The idea of deliberately doing something like this in a vertical flight regime in a machine that's so heavy that there's no ability whatsoever to "push the nose over" in an attempt to regain aerodynamic lift from the wings, ought to give any knowledgeable pilot pause to reconsider what they're doing, even in a machine that's fully capable of vertical flight.

The question lingering in my mind is, "If electric flight is truly ready for prime time, regardless of any range and payload considerations, then why are there no electrically powered helicopters that possess the traditional power loss safety features of helicopters, and why do they need a half dozen or more electric motors driving dozens of blades?"

These eVTOL machines are not significantly smaller and unquestionably much heavier than traditional helicopters for the payloads they carry. On top of that, they're no less costly to purchase. Under certain scenarios, which seem unrealistic to put it charitably, they might be more cost effective to operate. If actual operational experience proves that to be true, then that one objection is removed.
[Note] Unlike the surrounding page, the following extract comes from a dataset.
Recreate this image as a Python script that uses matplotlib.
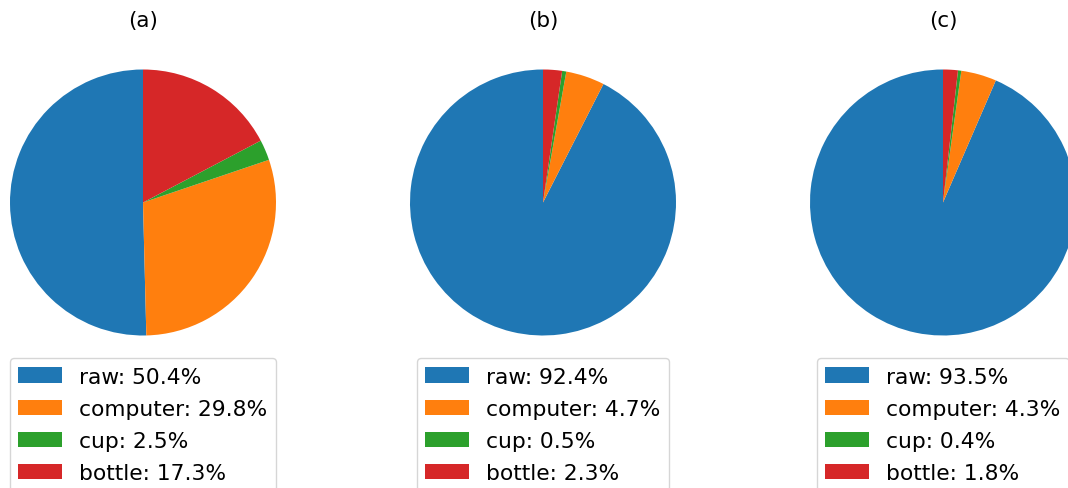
import matplotlib
matplotlib.use("Agg")
import matplotlib.pyplot as plt

categories = ["raw", "computer", "cup", "bottle"]
titles = ["(a)", "(b)", "(c)"]
shares_a = [50.4, 29.8, 2.5, 17.3]
shares_b = [92.4, 4.7, 0.5, 2.3]
shares_c = [93.5, 4.3, 0.4, 1.8]
colors = ["#1f77b4", "#ff7f0e", "#2ca02c", "#d62728"]

W, H = 1068, 489
fig = plt.figure(figsize=(W / 100, H / 100), dpi=100)

R = 133
for i, (title, shares) in enumerate(zip(titles, [shares_a, shares_b, shares_c])):
    cx, cy = 143 + 400 * i, 203.5
    ax = fig.add_axes([(cx - R) / W, (H - cy - R) / H, 2 * R / W, 2 * R / H])
    wedges, _ = ax.pie(shares, colors=colors, startangle=90, counterclock=True)
    for w in wedges:
        w.set_clip_on(False)
    ax.set_xlim(-1, 1)
    ax.set_ylim(-1, 1)
    ax.set_aspect("auto")
    ax.set_title(title, fontsize=15.4, pad=31)
    labels = [f"{c}: {v}%" for c, v in zip(categories, shares)]
    ax.legend(wedges, labels, loc="upper center",
              bbox_to_anchor=(cx / W, (H - 359) / H),
              bbox_transform=fig.transFigure,
              fontsize=15.7, labelspacing=0.555, borderaxespad=0)

fig.savefig("out.png", dpi=100)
I'm happy to be wrong about this, and I hope I am.

This is the S4's real world competition:
Robinson R66 Helicopter
Seating Capacity: 1 pilot and 4 passengers (same as the Joby Aviation S4)
Length: 29ft 6in
Width: 4ft 10in
Height: 11ft 5in
Main Rotor Diameter: 33ft
Tail Rotor Diameter: 5ft
Weight: 1,300lbs (empty); 2,700lbs (max takeoff weight)
Powerplant: 1X 270hp Rolls-Royce RR300 gas turbine engine driving 2-blade main and tail rotors
Range: 400 miles
Speed: 130mph (max cruise); 160mph (never exceed)
Purchase Price (new): $1M to $1.4M (varies with avionics and interior options)
TBO (for flight critical components): 4,000hrs (FAA increased this from 2,000hrs, following considerable flight experience)

Across the fleet of over 1,000 R66 models produced, more than a million total operating hours were accumulated by installed RR300 engines, as of September of 2019.

Joby Aviation S4 (top right) and Robinson R44/R66 (top left; the R66 is a R44 with a gas turbine vs piston engine):

The Robinson R22/R44/R66, Bell 47, and Bell 206 Jet Ranger are some of the most mass-produced civil application helicopters of all time, which means virtually all helipads within cities are already designed and built to accommodate them. While these traditional helicopters are significantly lighter than the S4, helipads tend to be very sturdy so supporting the S4's weight ought not be a problem. Most traditional helicopters are a touch longer than the S4 because they use tail rotors to counteract torque and gyroscopic precession from the main rotor. This minor length difference is relatively meaningless since helipads tend to be circular and the main rotor diameter of the R44/R66 is smaller than the width of the S4. If you require a "clear area" where you can rotate either the S4 or R44/R66 to arrive or depart in the desired direction of travel, and you absolutely do, then the space claim is functionally identical. There are not very many places that a S4 could land, whereas a R44/R66 could not. How or why this was ever construed as a "selling point" in favor of the S4 is beyond my understanding. I guess marketing gimmicks never cease. When it comes time to pay hangar fees, I can tell you which aircraft I want to own, and it's not the S4.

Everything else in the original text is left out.